Exercise instructions: Find how many lines in the material contain "this"; your answer should be that number alone.
--- BEGIN ---
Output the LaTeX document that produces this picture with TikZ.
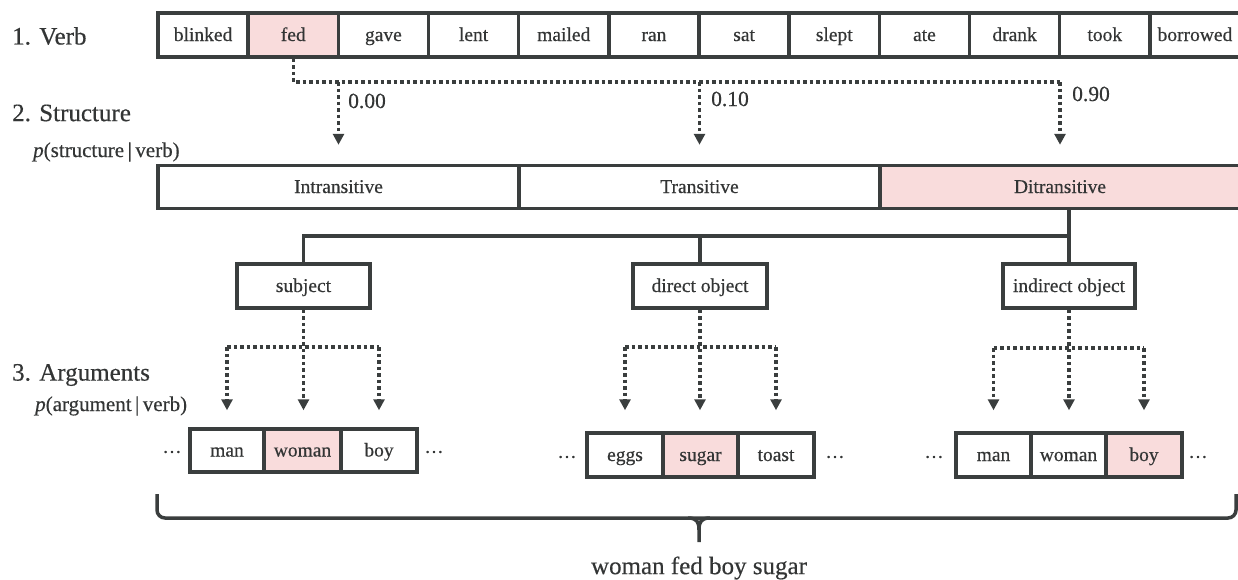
\documentclass[tikz,border=0pt]{standalone}
\usepackage{fontspec}
\setmainfont{Liberation Serif}[FakeBold=0.45]
\usetikzlibrary{arrows.meta}
\definecolor{lc}{RGB}{58,62,62}
\definecolor{pk}{RGB}{249,220,220}
\definecolor{tc}{RGB}{51,53,53}
\begin{document}
\begin{tikzpicture}[x=1pt,y=-1pt,
  bx/.style={draw=lc,line width=3.5pt,text=tc,inner sep=0pt,fill=white,
    font=\fontsize{19.5}{22}\selectfont,text height=14pt,text depth=2pt},
  hl/.style={fill=pk},
  hdr/.style={anchor=west,text=tc,inner sep=0pt,font=\fontsize{25}{28}\selectfont},
  sub/.style={anchor=west,text=tc,inner sep=0pt,font=\fontsize{21}{24}\selectfont},
  num/.style={anchor=west,text=tc,inner sep=0pt,font=\fontsize{21.5}{24}\selectfont},
  dots/.style={text=tc,inner sep=0pt,font=\fontsize{19}{20}\selectfont},
  tree/.style={draw=lc,line width=3.5pt},
  dotl/.style={draw=lc,line width=3.4pt,dash pattern=on 3.5pt off 3pt},
  darr/.style={dotl,-{Triangle[width=11pt,length=11pt]}},
]
\useasboundingbox (0,0) rectangle (1238,579);

% labels
\node[hdr] (l1) at (12,36) {1. Verb};
\node[hdr] (l2) at (12,113) {2. Structure};
\node[sub] (l2p) at (33,152) {\textit{p}(structure\,|\,verb)};
\node[hdr] (l3) at (12,375) {3. Arguments};
\node[sub] (l3p) at (35,406) {\textit{p}(argument\,|\,verb)};

% verbs
\foreach \t/\c [count=\i from 0] in {blinked/white,fed/pk,gave/white,lent/white,mailed/white,ran/white,sat/white,slept/white,ate/white,drank/white,took/white,borrowed/white}{
  \node[bx,fill=\c,minimum width=90.17pt,minimum height=44pt] (v\i) at ({158+90.17*(\i+0.5)},35) {\t};
}

% structures
\node[bx,minimum width=361pt,minimum height=43pt] (intr) at (338.5,187) {Intransitive};
\node[bx,minimum width=361pt,minimum height=43pt] (tran) at (699.5,187) {Transitive};
\node[bx,hl,minimum width=360pt,minimum height=43pt] (ditr) at (1060,187) {Ditransitive};

% verb -> structure
\coordinate (vj) at (293,82);
\coordinate (va) at (338.5,82);
\coordinate (vb) at (699.5,82);
\coordinate (vc) at (1060,82);
\draw[dotl] (v1.south) -- (v1.south |- vj) -- (vc);
\draw[darr,shorten >=19pt] (va) -- (intr.north);
\draw[darr,shorten >=19pt] (vb) -- (tran.north);
\draw[darr,shorten >=19pt] (vc) -- (ditr.north);
\node[num] (n1) at (348,101) {0.00};
\node[num] (n2) at (711,99) {0.10};
\node[num] (n3) at (1072,94) {0.90};

% argument roles
\node[bx,minimum width=133pt,minimum height=44pt] (subj) at (303.5,286) {subject};
\node[bx,minimum width=134pt,minimum height=44pt] (dobj) at (700,286) {direct object};
\node[bx,minimum width=132pt,minimum height=44pt] (iobj) at (1069,286) {indirect object};

\coordinate (bar) at (0,236);
\draw[tree] (subj.north) |- (bar -| iobj.north) -- (ditr.south -| iobj.north);
\draw[tree] (bar -| iobj.north) -- (iobj.north);
\draw[tree] (dobj.north) -- (dobj.north |- bar);

% subject fillers
\node[bx,minimum width=74pt,minimum height=43pt] (sman) at (227,450.5) {man};
\node[bx,hl,minimum width=77pt,minimum height=43pt] (swom) at (302.5,450.5) {woman};
\node[bx,minimum width=76pt,minimum height=43pt] (sboy) at (379,450.5) {boy};
\node[dots] (se1) at (172,452) {\ldots};
\node[dots] (se2) at (434,452) {\ldots};

% direct object fillers
\node[bx,minimum width=76pt,minimum height=44pt] (degg) at (625,455) {eggs};
\node[bx,hl,minimum width=75pt,minimum height=44pt] (dsug) at (700.5,455) {sugar};
\node[bx,minimum width=76pt,minimum height=44pt] (dtoa) at (776,455) {toast};
\node[dots] (de1) at (567,457) {\ldots};
\node[dots] (de2) at (835,457) {\ldots};

% indirect object fillers
\node[bx,minimum width=75pt,minimum height=44pt] (iman) at (993.5,455) {man};
\node[bx,minimum width=75pt,minimum height=44pt] (iwom) at (1068.5,455) {woman};
\node[bx,hl,minimum width=76pt,minimum height=44pt] (iboy) at (1144,455) {boy};
\node[dots] (ie1) at (934,457) {\ldots};
\node[dots] (ie2) at (1198,457) {\ldots};

% role -> fillers
\coordinate (sl) at (227,347);
\coordinate (sr) at (379,347);
\draw[dotl] (sl) -- (sr);
\draw[darr,shorten >=17pt] (subj.south) -- (subj.south |- swom.north);
\draw[darr,shorten >=17pt] (sl) -- (sman.north);
\draw[darr,shorten >=17pt] (sr) -- (sboy.north);

\coordinate (dl) at (625,347);
\coordinate (dr) at (776,347);
\draw[dotl] (dl) -- (dr);
\draw[darr,shorten >=21pt] (dobj.south) -- (dobj.south |- dsug.north);
\draw[darr,shorten >=21pt] (dl) -- (degg.north);
\draw[darr,shorten >=21pt] (dr) -- (dtoa.north);

\coordinate (il) at (993.5,348);
\coordinate (ir) at (1144,348);
\draw[dotl] (il) -- (ir);
\draw[darr,shorten >=21pt] (iobj.south) -- (iobj.south |- iwom.north);
\draw[darr,shorten >=21pt] (il) -- (iman.north);
\draw[darr,shorten >=21pt] (ir) -- (iboy.north);

% brace
\coordinate (bl) at (157,494);
\coordinate (br) at (1236,494);
\coordinate (bt) at (699,542);
\draw[tree,rounded corners=8pt] (bl) -- (157,518) -- (1236,518) -- (br);
\draw[tree] (688,518) .. controls (697,518) and (699,522) .. (699,530) -- (bt);
\draw[tree] (710,518) .. controls (701,518) and (699,522) .. (699,530);
\node[text=tc,inner sep=0pt,font=\fontsize{25}{28}\selectfont] (res) at (699,568) {woman fed boy sugar};
\end{tikzpicture}
\end{document}
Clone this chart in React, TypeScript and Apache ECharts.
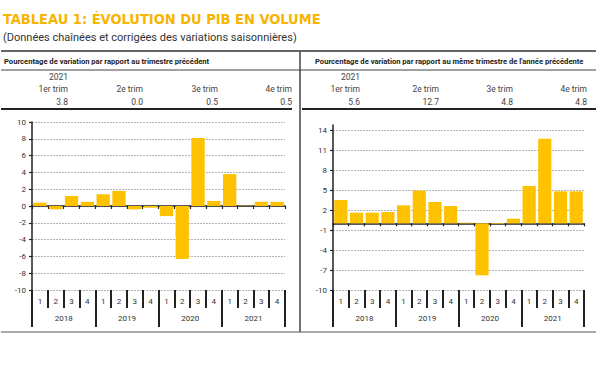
import React, { useEffect, useRef } from 'react';
import * as echarts from 'echarts';

// ---- Data ----
const years = ['2018', '2019', '2020', '2021'];
const quarters = ['1', '2', '3', '4'];
const quarterCats = years.flatMap((y) => quarters.map((q) => `${y}-${q}`));

// Variation par rapport au trimestre précédent (%)
const qoqValues = [0.4, -0.4, 1.2, 0.5, 1.4, 1.8, -0.4, -0.2, -1.2, -6.3, 8.1, 0.6, 3.8, 0.04, 0.5, 0.5];
// Variation par rapport au même trimestre de l'année précédente (%)
const yoyValues = [3.5, 1.6, 1.6, 1.7, 2.7, 4.9, 3.2, 2.6, 0.1, -7.8, -0.1, 0.7, 5.6, 12.7, 4.8, 4.8];

const qoqTicks = [-10, -8, -6, -4, -2, 0, 2, 4, 6, 8, 10];
const yoyTicks = [-10, -7, -4, -1, 2, 5, 8, 11, 14];

const tableYear = '2021';
const tableQuarters = ['1er trim', '2e trim', '3e trim', '4e trim'];
const qoqTable = qoqValues.slice(12).map((v) => v.toFixed(1));
const yoyTable = yoyValues.slice(12).map((v) => v.toFixed(1));

const titleText = 'TABLEAU 1: ÉVOLUTION DU PIB EN VOLUME';
const subtitleText = '(Données chaînées et corrigées des variations saisonnières)';
const leftHeader = 'Pourcentage de variation par rapport au trimestre précédent';
const rightHeader = "Pourcentage de variation par rapport au même trimestre de l'année précédente";

// ---- Styles ----
const FONT = "Roboto, 'Liberation Sans', sans-serif";
const NARROW = "'Liberation Sans Narrow', 'DejaVu Sans Condensed', Roboto, sans-serif";
const BAR = '#FFC200';
const DARK = '#222';
const LABEL = '#333';

function xAxesFor(gi: number) {
  return [
    {
      gridIndex: gi,
      type: 'category',
      data: quarterCats,
      position: 'bottom',
      axisLine: { show: true, onZero: true, lineStyle: { color: DARK, width: 1.5 } },
      axisTick: { show: true, length: 3, interval: 0, lineStyle: { color: DARK, width: 1.2 } },
      axisLabel: { show: false },
      splitLine: { show: false },
      z: 1,
    },
    {
      gridIndex: gi,
      type: 'category',
      data: quarterCats,
      position: 'bottom',
      axisLine: { show: false, onZero: false },
      axisTick: { show: true, length: 18, interval: 0, lineStyle: { color: DARK, width: 2 } },
      axisLabel: {
        interval: 0,
        margin: 7,
        fontSize: 8,
        color: LABEL,
        fontFamily: FONT,
        formatter: (v: string) => v.split('-')[1],
      },
      splitLine: { show: false },
    },
    {
      gridIndex: gi,
      type: 'category',
      data: years,
      position: 'bottom',
      axisLine: { show: false, onZero: false },
      axisTick: { show: true, length: 37, lineStyle: { color: DARK, width: 2 } },
      axisLabel: { margin: 24, fontSize: 8, color: LABEL, fontFamily: FONT },
      splitLine: { show: false },
    },
  ];
}

function yAxisFor(gi: number, min: number, max: number, ticks: number[], extra: any) {
  return {
    gridIndex: gi,
    type: 'value',
    min,
    max,
    ...extra,
    axisLine: { show: true, lineStyle: { color: DARK, width: 1.5 } },
    axisTick: { show: true, length: 3, lineStyle: { color: DARK, width: 1.2 }, customValues: ticks },
    axisLabel: { fontSize: 8, color: LABEL, fontFamily: FONT, margin: 6, customValues: ticks },
    splitLine: { show: true, lineStyle: { color: '#b5b5b5', type: [2, 1], width: 1 } },
  };
}

function txt(text: string, x: number, y: number, opts: any = {}) {
  return {
    type: 'text',
    x,
    y,
    silent: true,
    style: {
      text,
      fill: opts.fill || '#444',
      fontSize: opts.fontSize || 8.5,
      fontWeight: opts.fontWeight || 'normal',
      fontFamily: opts.fontFamily || FONT,
      align: opts.align || 'left',
      verticalAlign: 'middle',
    },
  };
}

function ln(x1: number, y1: number, x2: number, y2: number, stroke: string, lineWidth: number) {
  return { type: 'line', silent: true, shape: { x1, y1, x2, y2 }, style: { stroke, lineWidth } };
}

export default function App() {
  const ref = useRef<HTMLDivElement>(null);
  useEffect(() => {
    if (!ref.current) return;
    const chart = echarts.init(ref.current, undefined, { renderer: 'svg' });

    const leftCols = [68, 143, 218, 292];
    const rightCols = [360, 439, 513, 587];

    const graphics: any[] = [
      txt(titleText, 3, 19, { fill: '#F7B500', fontSize: 14.5, fontWeight: 'bold', fontFamily: NARROW }),
      txt(subtitleText, 3, 37, { fill: '#333', fontSize: 11, fontFamily: FONT }),
      ln(1, 51, 596, 51, '#333', 1.5),
      ln(1, 70, 596, 70, '#444', 1),
      ln(1, 109, 292, 109, DARK, 2),
      ln(302, 109, 596, 109, DARK, 2),
      ln(300, 51, 300, 332, '#444', 1.5),
      ln(1, 332, 596, 332, '#555', 1),
      txt(leftHeader, 4, 61, { fill: DARK, fontSize: 7.6, fontWeight: 'bold' }),
      txt(rightHeader, 315, 61, { fill: DARK, fontSize: 7.6, fontWeight: 'bold' }),
      txt(tableYear, leftCols[0], 77, { align: 'right' }),
      txt(tableYear, rightCols[0], 77, { align: 'right' }),
    ];
    tableQuarters.forEach((q, i) => {
      graphics.push(txt(q, leftCols[i], 89, { align: 'right' }));
      graphics.push(txt(qoqTable[i], leftCols[i], 101.5, { align: 'right' }));
      graphics.push(txt(q, rightCols[i], 89, { align: 'right' }));
      graphics.push(txt(yoyTable[i], rightCols[i], 101.5, { align: 'right' }));
    });

    chart.setOption({
      animation: false,
      backgroundColor: '#fff',
      grid: [
        { left: 32, right: 315, top: 122, bottom: 75, outerBoundsMode: 'none', containLabel: false },
        { left: 333, right: 16, top: 125, bottom: 75, outerBoundsMode: 'none', containLabel: false },
      ],
      xAxis: [...xAxesFor(0), ...xAxesFor(1)],
      yAxis: [
        yAxisFor(0, -10, 10, qoqTicks, { interval: 2 }),
        yAxisFor(1, -10, 14.75, yoyTicks, {}),
      ],
      series: [
        {
          type: 'bar',
          xAxisIndex: 0,
          yAxisIndex: 0,
          data: qoqValues,
          barCategoryGap: '16%',
          itemStyle: { color: BAR },
        },
        {
          type: 'bar',
          xAxisIndex: 3,
          yAxisIndex: 1,
          data: yoyValues,
          barCategoryGap: '16%',
          itemStyle: { color: BAR },
        },
      ],
      graphic: graphics,
    });
    return () => chart.dispose();
  }, []);

  return (
    <div
      ref={ref}
      style={{ position: 'absolute', left: 0, top: 0, width: 600, height: 365, background: '#fff' }}
    />
  );
}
--- END ---
Exercise answer: 2